As can be seen below in Figure 3. the PEARL network constitutes a second inter-node network in the cluster, parallel to the existing Inifiniband network.

Figure 3. Schematic of the PEARL network within a CPU/GPU cluster.

Figure 3. Schematic of the PEARL network within a CPU/GPU cluster.

The first 800 Teraflop phase of the HA-PACS cluster which Tsukuba launched last month is a regular CPU/GPU architecture. Tsukuba hope to have development and testing of the PEACH2 FPGA chip finished this year and to add the second (TCA) phase to HA-PACS in 2013 with 200 – 300 Teraflops of performance utilising the PEARL network.

Figure 4. Schematic of the HA-PACS supercomputer with detail on the phase 2 TCA cluster due 2013.

Figure 4. Schematic of the HA-PACS supercomputer with detail on the phase 2 TCA cluster due 2013.
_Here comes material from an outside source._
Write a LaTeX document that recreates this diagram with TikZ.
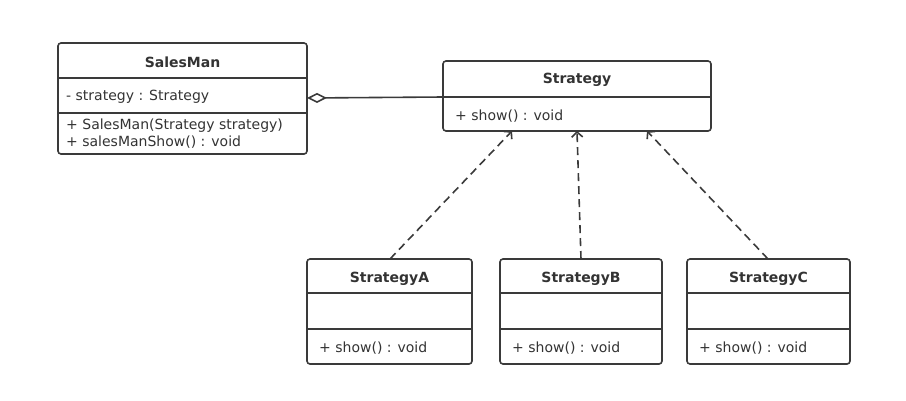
\documentclass[tikz,border=0pt]{standalone}
\usepackage{fontspec}
\setmainfont{DejaVu Sans}
\usetikzlibrary{arrows.meta}
\definecolor{ln}{HTML}{3A3A3A}
\definecolor{tx}{HTML}{333333}
\tikzset{
  classbox/.style={draw=ln, line width=1.6pt, rounded corners=3pt, fill=white, inner sep=0pt},
  divider/.style={draw=ln, line width=1.6pt},
  title/.style={font=\fontsize{14}{16}\selectfont\bfseries, text=tx, inner sep=0pt},
  member/.style={font=\fontsize{14}{16}\selectfont, text=tx, inner sep=0pt, anchor=west},
  realize/.style={draw=ln, line width=1.6pt, dash pattern=on 8pt off 5pt, -{Straight Barb[length=5pt,width=11pt,line width=1.6pt]}},
  aggr/.style={draw=ln, line width=1.6pt, {Diamond[open,length=20pt,width=10pt,line width=1.6pt]}-}
}
\begin{document}
\begin{tikzpicture}[x=1pt,y=-1pt]
\useasboundingbox (0,0) rectangle (906,400);
% SalesMan
\node[classbox, minimum width=249pt, minimum height=111pt] (sm) at (182.5,98.5) {};
\coordinate (smd1l) at (58,78); \coordinate (smd1r) at (307,78);
\coordinate (smd2l) at (58,113); \coordinate (smd2r) at (307,113);
\draw[divider] (smd1l) -- (smd1r);
\draw[divider] (smd2l) -- (smd2r);
\node[title] (smt) at (182.5,62) {SalesMan};
\node[member] (sma) at (66,97) {- strategy : Strategy};
\node[member] (smm1) at (66,125.5) {+ SalesMan(Strategy strategy)};
\node[member] (smm2) at (66,142.5) {+ salesManShow() : void};
% Strategy
\node[classbox, minimum width=268pt, minimum height=70pt] (st) at (577,96) {};
\coordinate (std1l) at (443,97); \coordinate (std1r) at (711,97);
\draw[divider] (std1l) -- (std1r);
\node[title] (stt) at (577,80) {Strategy};
\node[member] (stm) at (455,116) {+ show() : void};
% Concrete strategies
\foreach \n/\l/\r/\lab in {a/307/472/StrategyA, b/500/662/StrategyB, c/687/850/StrategyC}{
  \pgfmathsetmacro{\w}{\r-\l}
  \pgfmathsetmacro{\cx}{(\r+\l)/2}
  \node[classbox, minimum width=\w pt, minimum height=105pt] (s\n) at (\cx,311.5) {};
  \coordinate (s\n d1l) at (\l,293); \coordinate (s\n d1r) at (\r,293);
  \coordinate (s\n d2l) at (\l,329); \coordinate (s\n d2r) at (\r,329);
  \draw[divider] (s\n d1l) -- (s\n d1r);
  \draw[divider] (s\n d2l) -- (s\n d2r);
  \node[title] (s\n t) at (\cx,279) {\lab};
  \node[member] (s\n m) at (\l+12,348) {+ show() : void};
}
% Connectors
\coordinate (aggL) at (307,98);
\coordinate (aggR) at (443,97);
\draw[aggr] (aggL) -- (aggR);
\coordinate (aT) at (390,259); \coordinate (aH) at (512,131);
\coordinate (bT) at (581,259); \coordinate (bH) at (577,131);
\coordinate (cT) at (768,259); \coordinate (cH) at (647,131);
\draw[realize] (aT) -- (aH);
\draw[realize] (bT) -- (bH);
\draw[realize] (cT) -- (cH);
\end{tikzpicture}
\end{document}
This is some of the most novel work happening on GPU clustering on the path to Exascale and Professor Boku mentioned that Tsukuba were in consultation with NVIDIA about their work (TrueGPUDirect anyone?). It will be very interesting to see what kind of performance advantages over traditional CPU/GPU cluster architectures can be gained when the TCA cluster comes online next year.